How
I Spent…
With
summer approaching, I recall a memorable vacation my family took in 1964. My father, a captain in the Philadelphia Fire
Department, decided it would be a good idea to visit Ft. Lauderdale, Florida. A
high school classmate of mine had moved there, which seemed to be the only
motivation he needed to suggest the most ambitious adventure we had ever undertaken.
I
was fifteen when my parents, my younger brother and my sixty-four-year-old
grandmother, Nanny Jones, and I piled into the only car we owned, a ’61
two-tone Chevy Biscayne, a cheaper model with a “three-on-the tree” manual
transmission. No air conditioning. Think about it: twenty-five hundred round
trip miles through the south in the hottest, muggiest month of the year.
The
outbound trip is a story in itself.

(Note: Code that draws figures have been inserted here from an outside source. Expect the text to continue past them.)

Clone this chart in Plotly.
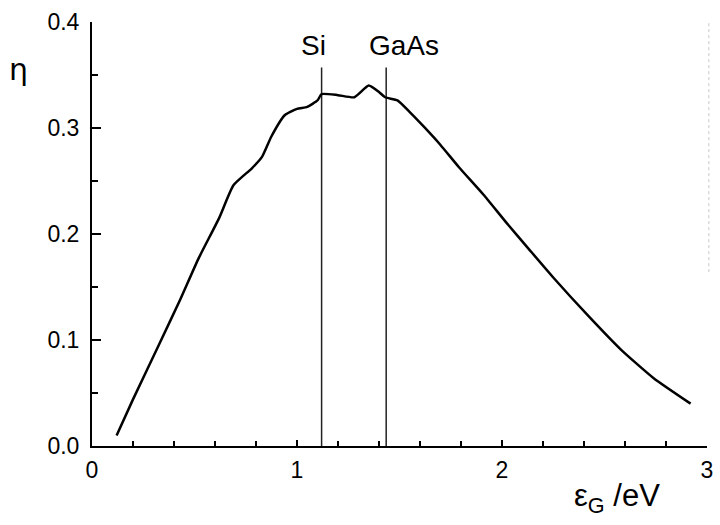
import plotly.graph_objects as go

# Efficiency curve eta vs band gap energy
eg = [0.12, 0.20, 0.33, 0.43, 0.52, 0.62, 0.69, 0.78, 0.83, 0.875, 0.94, 1.00, 1.05,
      1.10, 1.12, 1.20, 1.28, 1.35, 1.40, 1.43, 1.49, 1.55, 1.62, 1.70, 1.79, 1.91,
      2.02, 2.13, 2.25, 2.42, 2.58, 2.74, 2.92]
eta = [0.010, 0.044, 0.097, 0.138, 0.177, 0.215, 0.246, 0.262, 0.273, 0.292, 0.312, 0.318, 0.320,
       0.326, 0.332, 0.331, 0.329, 0.340, 0.334, 0.329, 0.326, 0.315, 0.301, 0.284, 0.263, 0.237,
       0.211, 0.186, 0.159, 0.123, 0.091, 0.064, 0.040]

# Marker lines for materials
materials = ["Si", "GaAs"]
material_gap = [1.12, 1.435]
marker_top = 0.357

x_ticks = [0, 1, 2, 3]
x_tick_text = ["0", "1", "2", "3"]
y_ticks = [0.0, 0.1, 0.2, 0.3, 0.4]
y_tick_text = ["0.0", "0.1", "0.2", "0.3", "0.4"]

fig = go.Figure()

for name, g in zip(materials, material_gap):
    fig.add_trace(go.Scatter(x=[g, g], y=[0, marker_top], mode="lines",
                             line=dict(color="#222222", width=1.5),
                             showlegend=False, hoverinfo="skip"))
    fig.add_annotation(x=g - (0.04 if name == "Si" else -0.085), y=(446 - 45) / 1060,
                       xref="x", yref="y", text=name, showarrow=False,
                       font=dict(family="Liberation Sans, Arial", size=28, color="black"),
                       xanchor="center", yanchor="middle")

fig.add_trace(go.Scatter(x=eg, y=eta, mode="lines",
                         line=dict(color="black", width=2.5, shape="spline", smoothing=0.5),
                         showlegend=False))

axis_font = dict(family="Liberation Sans, Arial", size=23, color="black")

fig.update_xaxes(range=[0, 3], tickvals=x_ticks, ticktext=x_tick_text,
                 showline=True, linecolor="black", linewidth=2, mirror=False,
                 ticks="inside", ticklen=6, tickwidth=1.5, tickcolor="black",
                 minor=dict(dtick=0.2, ticks="inside", ticklen=5, tickwidth=1.5, tickcolor="black"),
                 showgrid=False, zeroline=False, tickfont=axis_font, ticklabelstandoff=2)
fig.update_yaxes(range=[0, 0.4], tickvals=y_ticks, ticktext=y_tick_text,
                 showline=True, linecolor="black", linewidth=2, mirror=False,
                 ticks="inside", ticklen=9, tickwidth=1.5, tickcolor="black",
                 minor=dict(dtick=0.05, ticks="inside", ticklen=6, tickwidth=1.5, tickcolor="black"),
                 showgrid=False, zeroline=False, tickfont=axis_font, ticklabelstandoff=6)

# faint partial right frame remnant
fig.add_shape(type="line", xref="paper", yref="y", x0=1.003, x1=1.003, y0=0.164, y1=0.4,
              line=dict(color="#c8c8c8", width=1, dash="dot"))

fig.add_annotation(xref="paper", yref="paper", x=(18 - 92) / 621, y=(446 - 70) / 424,
                   text="η", showarrow=False, xanchor="center", yanchor="middle",
                   font=dict(family="DejaVu Sans, Liberation Sans", size=30, color="black"))
fig.add_annotation(xref="paper", yref="paper", x=(622 - 92) / 621, y=(446 - 498) / 424,
                   text="ε<sub>G</sub> /eV", showarrow=False, xanchor="center", yanchor="middle",
                   font=dict(family="Liberation Sans, Arial", size=31, color="black"))

fig.update_layout(width=720, height=525, plot_bgcolor="white", paper_bgcolor="white",
                  margin=dict(l=92, r=7, t=22, b=79), showlegend=False)

fig.write_html("out.html")
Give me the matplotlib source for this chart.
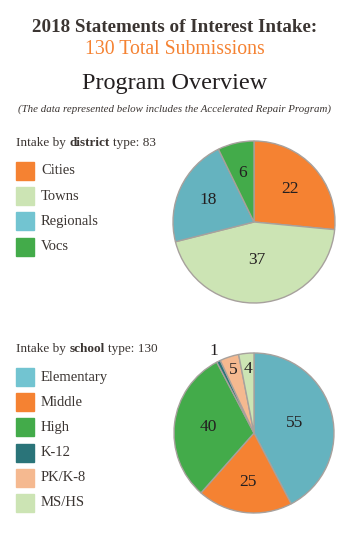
import matplotlib
matplotlib.use("Agg")
import matplotlib.pyplot as plt
from matplotlib.patches import Rectangle
import numpy as np

# ---------------------------------------- data ----------------------------------------
district_labels = ["Cities", "Towns", "Regionals", "Vocs"]
district_values = [22, 37, 18, 6]

school_labels = ["Elementary", "Middle", "High", "K-12", "PK/K-8", "MS/HS"]
school_values = [55, 25, 40, 1, 5, 4]

total_submissions = 130
district_total = 83
school_total = 130

# ---------------------------------------- style ----------------------------------------
plt.rcParams["font.family"] = ["Liberation Serif", "DejaVu Serif"]

W, H = 350, 540
txt_dark = "#3b3532"
num_col = "#231f20"
edge_col = "#a7a19d"

district_colors = ["#f58232", "#cce4b4", "#65b3bf", "#43ab4a"]
district_legend = ["#f58232", "#cce4b4", "#72c4d1", "#43ab4a"]
school_colors = ["#65b3bf", "#f58232", "#43ab4a", "#2a7479", "#f5b990", "#cce4b4"]
school_legend = ["#72c4d1", "#f58232", "#43ab4a", "#2a7479", "#f5b990", "#cce4b4"]

fig = plt.figure(figsize=(W / 100, H / 100), dpi=100)
fig.patch.set_facecolor("white")


def fx(px):
    return px / W


def fy(py):
    # py measured from top
    return 1 - py / H


# ---------------------------------------- titles ----------------------------------------
fig.text(0.5, fy(27), "2018 Statements of Interest Intake:", ha="center", va="center",
         fontsize=13.7, fontweight="bold", color=txt_dark)
fig.text(0.5, fy(49), "%d Total Submissions" % total_submissions, ha="center", va="center",
         fontsize=14.2, color="#f58232")
fig.text(0.5, fy(84), "Program Overview", ha="center", va="center",
         fontsize=17.5, color="#231f20")
fig.text(0.5, fy(109), "(The data represented below includes the Accelerated Repair Program)",
         ha="center", va="center", fontsize=7.8, style="italic", color=txt_dark)

fig.canvas.draw()
rend = fig.canvas.get_renderer()


def width(s, weight="normal", size=9.5):
    t = fig.text(0, 0, s, fontsize=size, fontweight=weight)
    w = t.get_window_extent(renderer=rend).width
    t.remove()
    return w


def header(y, word, total):
    space = width("a a") - width("aa")
    parts = [("Intake by", "normal"), (word, "bold"), ("type: %d" % total, "normal")]
    x = 16
    for s, w in parts:
        fig.text(fx(x), fy(y), s, ha="left", va="center", fontsize=9.5,
                 fontweight=w, color=txt_dark)
        x += width(s, w) + space


def legend(y0, labels, colors):
    for i, (lab, c) in enumerate(zip(labels, colors)):
        yc = y0 + i * 25.2
        fig.add_artist(Rectangle((fx(16), fy(yc + 9)), fx(18), 18 / H, color=c,
                                 transform=fig.transFigure))
        fig.text(fx(41), fy(yc), lab, ha="left", va="center", fontsize=10.5, color=txt_dark)


def pie(cx, cy, r, values, colors, dists):
    ax = fig.add_axes([fx(cx - r), fy(cy + r), 2 * r / W, 2 * r / H])
    wedges, _ = ax.pie(values, colors=colors, startangle=90, counterclock=False,
                       wedgeprops=dict(edgecolor=edge_col, linewidth=1.0))
    for w, v, d in zip(wedges, values, dists):
        w.set_clip_on(False)
        ang = np.deg2rad((w.theta1 + w.theta2) / 2)
        ax.text(d * np.cos(ang), d * np.sin(ang), str(v), ha="center", va="center",
                fontsize=12.5, color=num_col, clip_on=False)
    ax.set_xlim(-1, 1)
    ax.set_ylim(-1, 1)
    ax.set_aspect("equal")
    ax.axis("off")


# ---------------------------------------- district ----------------------------------------
header(143, "district", district_total)
legend(171, district_labels, district_legend)
pie(254, 222, 81, district_values, district_colors, [0.6, 0.47, 0.63, 0.62])

# ---------------------------------------- school ----------------------------------------
header(349, "school", school_total)
legend(377, school_labels, school_legend)
pie(254, 433, 80, school_values, school_colors, [0.52, 0.62, 0.58, 1.14, 0.83, 0.8])

fig.savefig("out.png", dpi=100)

Details include mechanical failure, wrong
turns on blue highways in Georgia, withering temperatures, and all five of us
sleeping in the same motel room at night.
Dad and Nanny competed to see who snored the loudest.
We
arrived in Ft. Lauderdale with no reservations, but found wonderful
accommodations right on the beach at the Sandy Shoes motel in Ft.
Lauderdale-by-the-Sea. I visited my friend, and we enjoyed the warm water, but on
the third day a hurricane blew in. It
was spectacular to watch the storm develop, but not so hot when we had to
evacuate to a motel across the road, away from the ocean surge. Torrential rain followed howling winds. We
watched part of a roof blow down the street. The next morning there were fish
in the swimming pool and the beach was essentially gone. A day later we had to
pack up and head for home.
We
caught the storm in Georgia and struggled through wind and rain for two more
days. Right after we arrived, riots
broke out in the city, the rest of my father’s vacation was canceled and we
didn’t see him for a week. In late September our beloved Phillies blew a six
game lead over the last ten days of the season and missed going to the World
Series by a game or two. My grandfather,
Nanny Jones’s husband, died in November, around the time I was practicing to
get my driver’s license. He was sixty-three, the same age I am now.
Mom
and dad are gone, and my three sons are grown men. I wonder what vacations
stories they’ll tell their children?